The former is literally the real legal system, nothing shadow about it. Shadow would be some hidden deal to drop charges or something.
It's also not DDOS when a huge part of what you call "real" is exactly the same, so not unwillingly overloaded but willingly complicit.
Trump is winning most of these fights in the appellate courts and the Supreme Court. Activist groups are flooding the system with a bunch of weak cases, getting weak, poorly reasoned district court rulings, then getting overturned on appeal.
> Activist groups are flooding the system with a bunch of weak cases, getting weak, poorly reasoned district court rulings, then getting overturned on appeal.

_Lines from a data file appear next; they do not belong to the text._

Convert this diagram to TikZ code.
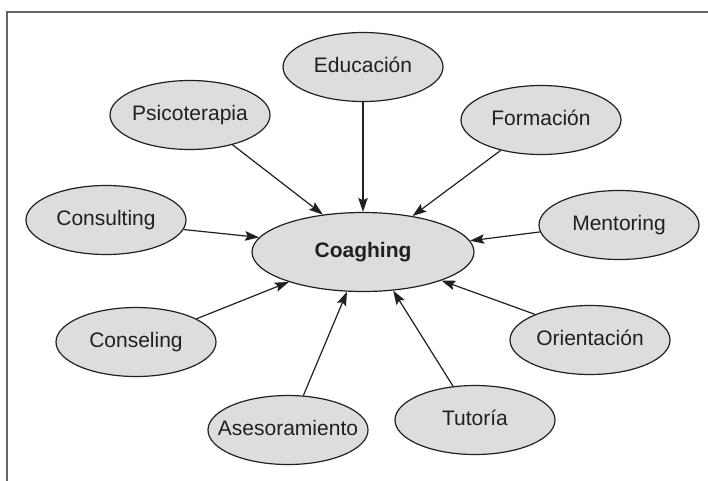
\documentclass[tikz,border=0pt]{standalone}
\usepackage{fontspec}
\setmainfont{Liberation Sans}
\usetikzlibrary{shapes.geometric,arrows.meta}
\definecolor{ellfill}{HTML}{DCDDDF}
\definecolor{ink}{HTML}{231F20}
\definecolor{framegray}{HTML}{666666}
\begin{document}
\begin{tikzpicture}[x=1pt,y=-1pt,
  ell/.style={ellipse,draw=ink,fill=ellfill,line width=1.2pt,
    minimum width=160pt,minimum height=69pt,inner sep=0pt,
    text=ink,text height=15pt,text depth=4.5pt,
    font=\fontsize{21}{25}\selectfont},
  hub/.style={ell,minimum width=222pt,minimum height=79pt,
    font=\fontsize{21}{25}\selectfont\bfseries},
  conn/.style={draw=ink,line width=1.2pt,
    -{Stealth[length=14pt,width=9.5pt,inset=2.5pt]}}]
\useasboundingbox (0,0) rectangle (708,480);
\draw[framegray,line width=2pt] (7,481) -- (7,12) -- (709,12);

\node[hub] (coag) at (363,252) {\makebox[0pt]{Coaghing}};
\node[ell] (psi) at (190,115) {\makebox[0pt]{Psicoterapia}};
\node[ell] (edu) at (363,67) {\makebox[0pt]{Educación}};
\node[ell] (form) at (541,120) {\makebox[0pt]{Formación}};
\node[ell] (cons) at (106,220) {\makebox[0pt]{Consulting}};
\node[ell] (ment) at (619,225) {\makebox[0pt]{Mentoring}};
\node[ell] (consel) at (136,342) {\makebox[0pt]{Conseling}};
\node[ell] (ori) at (590,340) {\makebox[0pt]{Orientación}};
\node[ell] (ases) at (288,430) {\makebox[0pt]{Asesoramiento}};
\node[ell] (tut) at (475,420) {\makebox[0pt]{Tutoría}};

\draw[conn] (psi.-35.7) -- (coag.137.9);
\draw[conn] (edu.-90) -- (coag.90);
\draw[conn] (form.217.3) -- (coag.36);
\draw[conn] (ment.185.8) -- (coag.6.3);
\draw[conn] (ori.155.9) -- (coag.-20.9);
\draw[conn] (tut.123.3) -- (coag.-52);
\draw[conn] (ases.66) -- (coag.248);
\draw[conn] (consel.21.8) -- (coag.202.4);
\draw[conn] (cons.-7.2) -- (coag.172.5);
\end{tikzpicture}
\end{document}
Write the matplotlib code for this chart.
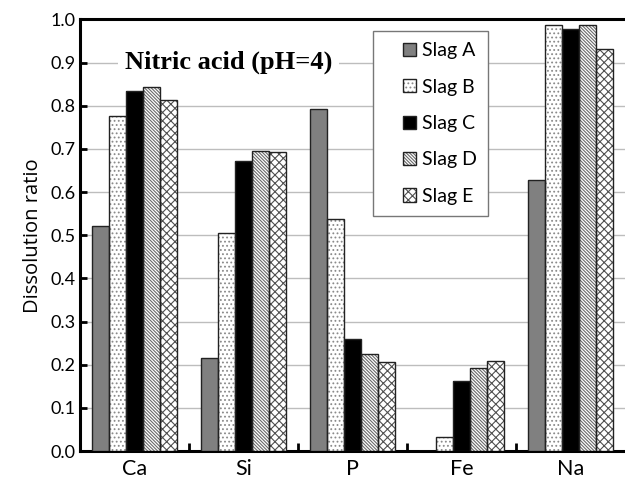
import numpy as np
import matplotlib.pyplot as plt
from matplotlib.patches import Rectangle
from matplotlib.legend_handler import HandlerPatch

# Dissolution ratios of each element for the five slags in nitric acid (pH=4)
elements = ['Ca', 'Si', 'P', 'Fe', 'Na']
slag_names = ['Slag A', 'Slag B', 'Slag C', 'Slag D', 'Slag E']
slag_a = [0.521, 0.215, 0.792, 0.0, 0.629]
slag_b = [0.775, 0.505, 0.537, 0.032, 0.988]
slag_c = [0.833, 0.673, 0.259, 0.162, 0.977]
slag_d = [0.843, 0.694, 0.224, 0.192, 0.988]
slag_e = [0.812, 0.692, 0.206, 0.209, 0.931]
y_ticks = [0.0, 0.1, 0.2, 0.3, 0.4, 0.5, 0.6, 0.7, 0.8, 0.9, 1.0]

series = [slag_a, slag_b, slag_c, slag_d, slag_e]
fills = ['#808080', 'white', 'black', 'white', 'white']
hatches = [None, '....', None, '\\' * 10, 'xxxx']
hatch_colors = ['#808080', '#8a8a8a', 'black', '#6a6a6a', '#505050']

plt.rcParams['font.family'] = ['Lato', 'DejaVu Sans']
plt.rcParams['hatch.linewidth'] = 0.8


def square_handle(legend, orig_handle, xdescent, ydescent, width, height, fontsize):
    # small square pushed to the right end of the handle box
    s = 0.68 * fontsize
    return Rectangle((width - xdescent - s, -ydescent + (height - s) / 2), s, s)


fig = plt.figure(figsize=(6.25, 4.83), dpi=100)
ax = fig.add_axes([0.128, 0.066, 0.872, 0.894])

x = np.arange(len(elements))
width = 0.157
handles = []
for i, vals in enumerate(series):
    pos = x + (i - 2) * width
    body = ax.bar(pos, vals, width, color=fills[i], hatch=hatches[i],
                  edgecolor=hatch_colors[i], linewidth=0, zorder=3)
    edge = ax.bar(pos, vals, width, fill=False, edgecolor='#222222',
                  linewidth=1.0, zorder=3.5)
    handles.append((body.patches[0], edge.patches[0]))

ax.set_xlim(-0.5, 4.5)
ax.set_ylim(0, 1.0)
ax.set_yticks(y_ticks)
ax.set_yticklabels(['%.1f' % t for t in y_ticks], fontsize=13)
ax.set_xticks(x)
ax.set_xticklabels(elements, fontsize=15.5)
ax.set_xticks(np.arange(0.5, 4.5, 1.0), minor=True)
ax.tick_params(axis='x', which='major', length=0, pad=6)
ax.tick_params(axis='x', which='minor', direction='in', length=6, width=2)
ax.tick_params(axis='y', direction='in', length=5, width=2)
ax.set_ylabel('Dissolution ratio', fontsize=14.5, family='Open Sans', labelpad=5)

ax.yaxis.grid(True, color='#bdbdbd', linewidth=1.0, zorder=0)
ax.set_axisbelow(True)
for side in ['left', 'bottom', 'top']:
    ax.spines[side].set_linewidth(2.2)
ax.spines['right'].set_visible(False)

ax.text(0.86, 0.9, 'Nitric acid (pH=4)', fontsize=19, fontweight='bold',
        family='Liberation Serif', ha='center', va='center', zorder=4,
        bbox=dict(facecolor='white', edgecolor='none', pad=5))

leg = ax.legend(handles, slag_names, loc='upper left',
                bbox_to_anchor=(0.538, 0.972), fontsize=14,
                handler_map={Rectangle: HandlerPatch(patch_func=square_handle)},
                fancybox=False, edgecolor='#777777', framealpha=1,
                handlelength=1.67, handleheight=0.7, handletextpad=0.3,
                labelspacing=1.0, borderpad=0.55, borderaxespad=0)
leg.get_frame().set_linewidth(1.0)
leg.set_zorder(5)

fig.savefig('out.png', dpi=100)
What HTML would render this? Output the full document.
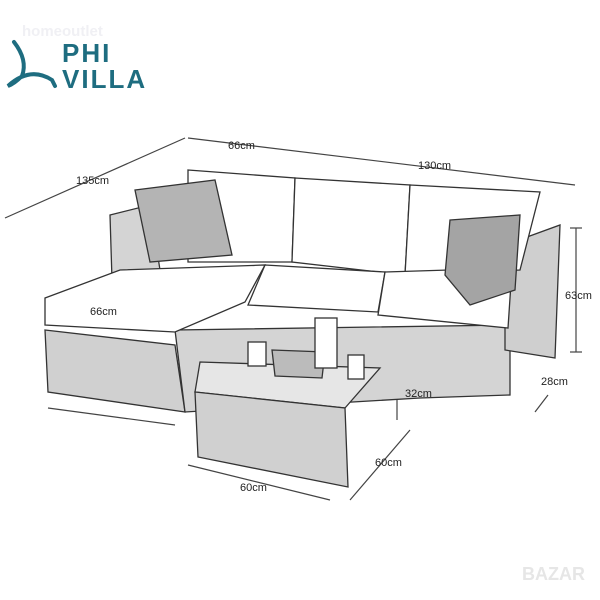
<!DOCTYPE html>
<html><head><style>
html,body{margin:0;padding:0;background:#fff;width:600px;height:600px;overflow:hidden}
text{font-family:"Liberation Sans",sans-serif}
</style></head><body>
<svg width="600" height="600" viewBox="0 0 600 600" xmlns="http://www.w3.org/2000/svg">
<rect width="600" height="600" fill="#fff"/>
<text x="22" y="36" font-size="15" font-weight="bold" fill="#f0f0f4">homeoutlet</text>
<path d="M14 42 Q28 60 22 76 Q14 84 8 86 Q30 66 52 80 L55 86" fill="none" stroke="#1e6d80" stroke-width="4" stroke-linecap="round"/>
<text x="62" y="62" font-size="26" font-weight="bold" fill="#1e6d80" letter-spacing="2">PHI</text>
<text x="62" y="88" font-size="26" font-weight="bold" fill="#1e6d80" letter-spacing="2">VILLA</text>
<g stroke="#444" stroke-width="1.2" fill="none">
<line x1="5" y1="218" x2="185" y2="138"/><line x1="188" y1="138" x2="575" y2="185"/>
<line x1="570" y1="228" x2="582" y2="228"/><line x1="576" y1="228" x2="576" y2="352"/><line x1="570" y1="352" x2="582" y2="352"/>
<line x1="48" y1="408" x2="175" y2="425"/><line x1="188" y1="465" x2="330" y2="500"/>
<line x1="410" y1="430" x2="350" y2="500"/><line x1="548" y1="395" x2="535" y2="412"/>
<line x1="397" y1="365" x2="397" y2="420"/>
</g>
<g stroke="#333" stroke-width="1.3">
<polygon points="110,215 150,205 160,270 112,280" fill="#d4d4d4"/>
<polygon points="45,330 175,345 185,412 48,392" fill="#d0d0d0"/>
<polygon points="175,330 510,325 510,395 420,398 185,412" fill="#d4d4d4"/>
<polygon points="505,245 560,225 555,358 505,350" fill="#cfcfcf"/>
<polygon points="188,170 295,178 292,262 188,262" fill="#fff"/>
<polygon points="295,178 410,185 405,275 292,262" fill="#fff"/>
<polygon points="410,185 540,192 520,270 405,275" fill="#fff"/>
<polygon points="45,298 120,270 265,265 245,302 175,332 45,325" fill="#fff"/>
<polygon points="265,265 385,272 378,312 248,305" fill="#fff"/>
<polygon points="385,272 512,268 508,328 378,315" fill="#fff"/>
<polygon points="135,190 215,180 232,255 150,262" fill="#b4b4b4"/>
<polygon points="450,220 520,215 515,290 470,305 445,275" fill="#a4a4a4"/>
<polygon points="200,362 380,368 345,408 195,392" fill="#e6e6e6"/>
<polygon points="195,392 345,408 348,487 198,457" fill="#d0d0d0"/>
<polygon points="272,350 325,352 322,378 275,376" fill="#bbb"/>
<rect x="315" y="318" width="22" height="50" fill="#fff"/>
<rect x="248" y="342" width="18" height="24" fill="#fff"/>
<rect x="348" y="355" width="16" height="24" fill="#fff"/>
</g>
<g font-size="11" fill="#222">
<text x="76" y="184">135cm</text><text x="228" y="149">66cm</text>
<text x="418" y="169">130cm</text><text x="565" y="299">63cm</text>
<text x="90" y="315">66cm</text><text x="405" y="397">32cm</text>
<text x="541" y="385">28cm</text><text x="375" y="466">60cm</text>
<text x="240" y="491">60cm</text>
</g>
<text x="522" y="580" font-size="18" font-weight="bold" fill="#e6e6e6">BAZAR</text>
</svg>
</body></html>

Trump's > 90% success rate at the Supreme Court should be read as an indictment of the Supreme Court, not of the lower courts.
I feel like you are unfamiliar with who you are replying to. That doesn't make it any less amusing.
Yes.
> If so, I'd expect them to understand that recent decisions such as Trump v. Casa and McMahon v. New York are pretty flimsy.
That's what makes it extra interesting.
McMahon v. New York is obviously correct. A preliminary injunction is an “extraordinary and drastic” remedy requiring a showing that the plaintiff is likely to succeed in the merits: https://www.justice.gov/archives/jm/civil-resource-manual-21.... The argument that federal courts can supervise a reduction in force where the individual firings aren’t themselves illegal (e.g. race based) is a tenuous argument. Besides, what’s the irreparable harm? Being fired is one of the classic examples of something that can be remedied by after a trial with reinstatement and backpay.